Draupadi is saved by Krishna
In rage, Bhima, the second eldest of the Pandavas then swore to kill all the hundred Kaurava brothers and thus, it is beleived that this incident led to the Great War of Mahabharata. Looking at the incident closely, we notice that the Kauravas were not solely responsible for this tragedy. Who else were?
Let’s begin with Yudhishthira. Yudhishthira was also known as Dharmaraja (one who’s righteous). It is said that he never strayed from the path of righteousness (Dharma). As we see in multiple tales, Yudhishthira accepted the invitation to the Dyut Krida, without paying any heed to the advice of others.
In the beginning, the Pandavas were constantly winning. Out of arrogance, Yudhishthira continued to play the game further. Is arrogance Dharma? Was it the right thing for him to do? Also as, Draupadi later pointed out, after he bid himself off, he didn’t even own himself. Then how was it Dharma/right to bid his wife?

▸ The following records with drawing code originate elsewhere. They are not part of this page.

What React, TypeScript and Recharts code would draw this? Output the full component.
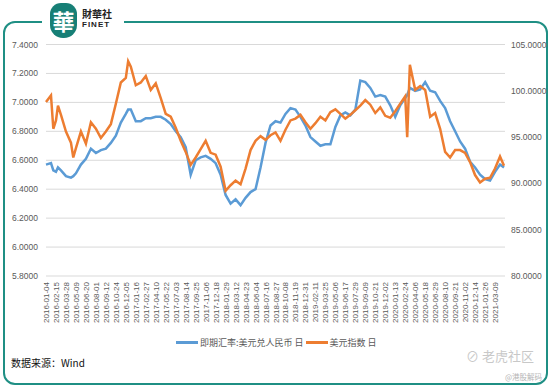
import { LineChart, Line, XAxis, YAxis, CartesianGrid } from 'recharts'

// x axis labels, one every 30 trading days
const tickLabels = [
  '2016-01-04', '2016-02-15', '2016-03-28', '2016-05-09', '2016-06-20', '2016-08-01',
  '2016-09-12', '2016-10-24', '2016-12-05', '2017-01-16', '2017-02-27', '2017-04-10',
  '2017-05-22', '2017-07-03', '2017-08-14', '2017-09-25', '2017-11-06', '2017-12-18',
  '2018-01-29', '2018-03-12', '2018-04-23', '2018-06-04', '2018-07-16', '2018-08-27',
  '2018-10-08', '2018-11-19', '2018-12-31', '2019-02-11', '2019-03-25', '2019-05-06',
  '2019-06-17', '2019-07-29', '2019-09-09', '2019-10-21', '2019-12-02', '2020-01-13',
  '2020-02-24', '2020-04-06', '2020-05-18', '2020-06-29', '2020-08-10', '2020-09-21',
  '2020-11-02', '2020-12-14', '2021-01-26', '2021-03-09',
]

// trading-day offset from 2016-01-04 of each sampled point
const dayIdx = [
  0, 15, 22, 30, 36, 45, 60, 75, 82, 90, 105, 120, 135, 150, 165, 180, 195, 210, 225, 240, 247, 255,
  270, 285, 300, 315, 330, 345, 360, 375, 390, 405, 420, 435, 450, 465, 480, 495, 510,
  525, 540, 555, 570, 585, 600, 615, 630, 645, 660, 675, 690, 705, 720, 735, 750, 765,
  780, 795, 810, 825, 840, 855, 870, 885, 900, 915, 930, 945, 960, 975, 990, 1005, 1020,
  1035, 1050, 1065, 1080, 1086, 1094, 1110, 1125, 1140, 1155, 1170, 1185, 1200, 1215,
  1230, 1245, 1260, 1275, 1290, 1305, 1320, 1335, 1350, 1365, 1377,
]

// 即期汇率:美元兑人民币
const cny = [
  6.57, 6.58, 6.53, 6.52, 6.55, 6.53, 6.49, 6.48, 6.49, 6.51, 6.57, 6.61, 6.68, 6.65, 6.67, 6.68, 6.72, 6.77, 6.86, 6.92, 6.95, 6.95,
  6.87, 6.87, 6.89, 6.89, 6.9, 6.9, 6.88, 6.85, 6.8, 6.76, 6.69, 6.5, 6.6, 6.62, 6.63, 6.61, 6.58,
  6.5, 6.36, 6.3, 6.33, 6.29, 6.34, 6.38, 6.4, 6.55, 6.72, 6.84, 6.87, 6.86, 6.92, 6.96, 6.95, 6.9,
  6.84, 6.76, 6.73, 6.7, 6.71, 6.71, 6.83, 6.91, 6.93, 6.91, 6.95, 7.15, 7.14, 7.1, 7.04, 7.05, 7.04,
  6.98, 6.9, 6.98, 7.03, 7.05, 7.1, 7.08, 7.09, 7.14, 7.08, 7.07, 7.01, 6.96, 6.87,
  6.8, 6.73, 6.68, 6.59, 6.55, 6.5, 6.47, 6.46, 6.52, 6.57, 6.55,
]

// 美元指数
const dxy = [
  98.8, 99.5, 95.9, 96.8, 98.4, 97.4, 95.6, 94.4, 92.8, 93.8, 95.6, 94.3, 96.6, 95.9, 94.9, 95.6, 96.4, 98.6, 100.9, 101.4, 103.2, 102.6,
  100.6, 100.9, 101.6, 100.1, 100.8, 99.2, 97.5, 97.2, 96.0, 94.6, 93.4, 92.0, 92.8, 93.7, 94.6, 93.3, 93.1,
  91.8, 89.2, 89.8, 90.3, 89.9, 91.6, 93.6, 94.6, 95.1, 94.7, 95.2, 95.5, 94.6, 95.8, 96.8, 97.0, 97.4,
  96.6, 95.9, 96.5, 97.2, 96.8, 97.7, 98.0, 97.5, 97.0, 97.4, 97.9, 98.4, 99.0, 98.5, 97.6, 98.2, 97.3,
  97.1, 97.8, 98.6, 99.4, 95.0, 102.8, 100.1, 100.5, 100.1, 97.2, 97.6, 95.9, 93.4, 92.8,
  93.6, 93.6, 93.3, 92.3, 90.9, 90.1, 90.5, 90.6, 91.6, 92.9, 91.9,
]

const leftTicks = [5.8, 6.0, 6.2, 6.4, 6.6, 6.8, 7.0, 7.2, 7.4]
const rightTicks = [80, 85, 90, 95, 100, 105]

const data = dayIdx.map((d, k) => ({ d, cny: cny[k], dxy: dxy[k] }))
const xTicks = tickLabels.map((_, k) => k * 30)

const BLUE = '#5b9bd5'
const ORANGE = '#ed7d31'
const TEAL = '#1f8f84'
const axisFont = { fontSize: 8.5, fill: '#595959', fontFamily: 'Liberation Sans' }

function DateTick(props: any) {
  const { x, y, payload } = props
  return (
    <text
      x={x}
      y={y}
      dy={3}
      transform={`rotate(-90, ${x}, ${y})`}
      textAnchor="end"
      fontSize={8}
      fill="#595959"
      fontFamily="Liberation Sans"
    >
      {tickLabels[Math.round(payload.value / 30)]}
    </text>
  )
}

export default function App() {
  return (
    <div style={{ position: 'absolute', left: 0, top: 0, width: 553, height: 388, background: '#fff', overflow: 'hidden' }}>
      {/* frame */}
      <div
        style={{
          position: 'absolute', left: 3, top: 21, width: 541, height: 360,
          border: `2.5px solid ${TEAL}`, borderRadius: 12,
        }}
      />
      <div style={{ position: 'absolute', left: 42, top: 0, width: 82, height: 30, background: '#fff' }} />
      {/* logo */}
      <div
        style={{
          position: 'absolute', left: 50, top: 3, width: 27, height: 35, background: '#177f76',
          borderRadius: '11px 11px 13px 13px', color: '#fff', fontSize: 22, lineHeight: '35px',
          textAlign: 'center', fontFamily: 'Noto Sans CJK TC', fontWeight: 700,
        }}
      >
        華
      </div>
      <div style={{ position: 'absolute', left: 82, top: 8, fontSize: 10, fontWeight: 700, color: '#222', fontFamily: 'Noto Sans CJK TC', lineHeight: '11px' }}>
        財華社
      </div>
      <div style={{ position: 'absolute', left: 82, top: 20, fontSize: 8, fontWeight: 700, color: '#222', fontFamily: 'Liberation Sans', letterSpacing: 1, lineHeight: '9px' }}>
        FINET
      </div>

      <div style={{ position: 'absolute', left: 0, top: 0 }}>
        <LineChart width={553} height={388} data={data} margin={{ top: 44.5, right: 0, bottom: 62, left: 0 }}>
          <CartesianGrid yAxisId="left" vertical={false} stroke="#d9d9d9" strokeWidth={1} />
          <XAxis
            dataKey="d"
            type="number"
            domain={[0, 1380]}
            ticks={xTicks}
            interval={0}
            tick={<DateTick />}
            axisLine={false}
            tickLine={false}
            tickMargin={0}
            height={50}
          />
          <YAxis
            yAxisId="left"
            domain={[5.8, 7.4]}
            ticks={leftTicks}
            width={46}
            axisLine={false}
            tickLine={false}
            tick={axisFont}
            tickFormatter={(v: number) => v.toFixed(4)}
          />
          <YAxis
            yAxisId="right"
            orientation="right"
            domain={[80, 105]}
            ticks={rightTicks}
            width={48}
            axisLine={false}
            tickLine={false}
            tickMargin={0}
            tick={axisFont}
            tickFormatter={(v: number) => v.toFixed(4)}
          />
          <Line yAxisId="left" type="linear" dataKey="cny" stroke={BLUE} strokeWidth={2.5} dot={false} isAnimationActive={false} />
          <Line yAxisId="right" type="linear" dataKey="dxy" stroke={ORANGE} strokeWidth={2.5} dot={false} isAnimationActive={false} />
        </LineChart>
      </div>

      {/* legend */}
      <div
        style={{
          position: 'absolute', left: 176, top: 336, display: 'flex', alignItems: 'center',
          fontSize: 9, color: '#595959', fontFamily: 'Noto Sans CJK SC', whiteSpace: 'nowrap',
        }}
      >
        <span style={{ display: 'inline-block', width: 22, height: 2.5, background: BLUE, marginRight: 2 }} />
        <span>即期汇率:美元兑人民币 日</span>
        <span style={{ display: 'inline-block', width: 22, height: 2.5, background: ORANGE, margin: '0 2px 0 2px' }} />
        <span>美元指数 日</span>
      </div>

      <div style={{ position: 'absolute', left: 11, top: 355, fontSize: 10, color: '#111', fontFamily: 'Noto Sans CJK SC' }}>
        数据来源：Wind
      </div>

      {/* watermark */}
      <div style={{ position: 'absolute', left: 466, top: 346, fontSize: 13, color: '#c8c8c8', fontFamily: 'Noto Sans CJK SC', whiteSpace: 'nowrap' }}>
        ⊘ 老虎社区
      </div>
      <div style={{ position: 'absolute', left: 505, top: 371, fontSize: 7.5, color: '#b5b5b5', fontFamily: 'Noto Sans CJK SC', whiteSpace: 'nowrap' }}>
        @港股解码
      </div>
    </div>
  )
}
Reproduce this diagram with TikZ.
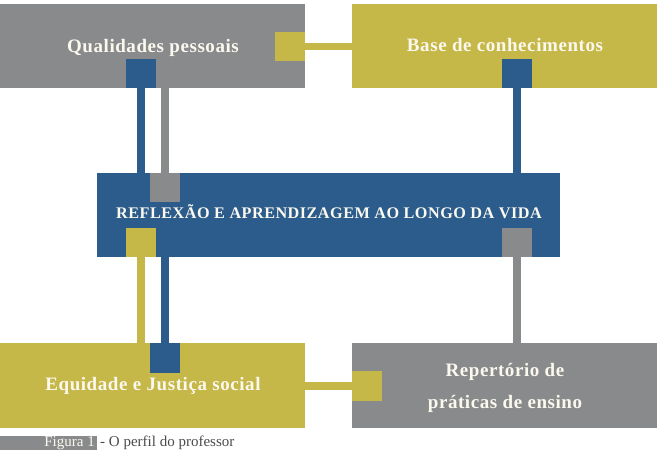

The wife, who I might add was not just his wife but also of his other four brothers.
Now let’s talk about how Duryodhana dug his own grave and also of his brothers. According to some legends, when the Pandavas were performing the Rajsuya Yagya to declare Yudhishithir as the Chakravarti Samrat (emperor of emperors), there was a moment of conflict. Duryodhana and some of his brothers committed the crime of raising their weapons in front of Yudhishthir, the punishment for which was immediate death. To avoid bloodshed, Draupadi asked her husbands to do the Astraharan (taking away of the weapons) of the accused. It was said that taking away the weapons from the Kshatriyas was equal to taking away their life from them. In a fit of rage, Duryodhana swore to have his vengeance on Draupadi by doing her Vastraharan.
The blame of the disgraceful treatment meted out to Draupadi also relays upon Dhritrashtra, the king of Hastinapur, and more importantly, in this context, the father of the Kauravas. Being the king, he had all the rights and power to stop his sons from committing this hideous sin. In a moment of selfishness, he ignored all the right things and let his sons continue the grave sin.
After a careful study of the events leading up to the great war of Mahabharata, we cannot point a finger at the incident of Draupadi's cheerharan as the sole incensing cause of the war, but certainly a significant one.
Draupadi’s character is questioned for having been a polyandrous wife. What people don’t generally acknowledge is that Draupadi was the only mythological heroine who stood up for herself, who was fiery, who spoke for herself, and went against her husbands when necessary. Draupadi was a strong woman, wife, and mother who despite, knowing that all her sons would die in the war, encouraged them to participate in it for the accomplishment of Dharma. She was a great woman, and it was a shame that neither the Kauravas nor the Pandavas understood her value.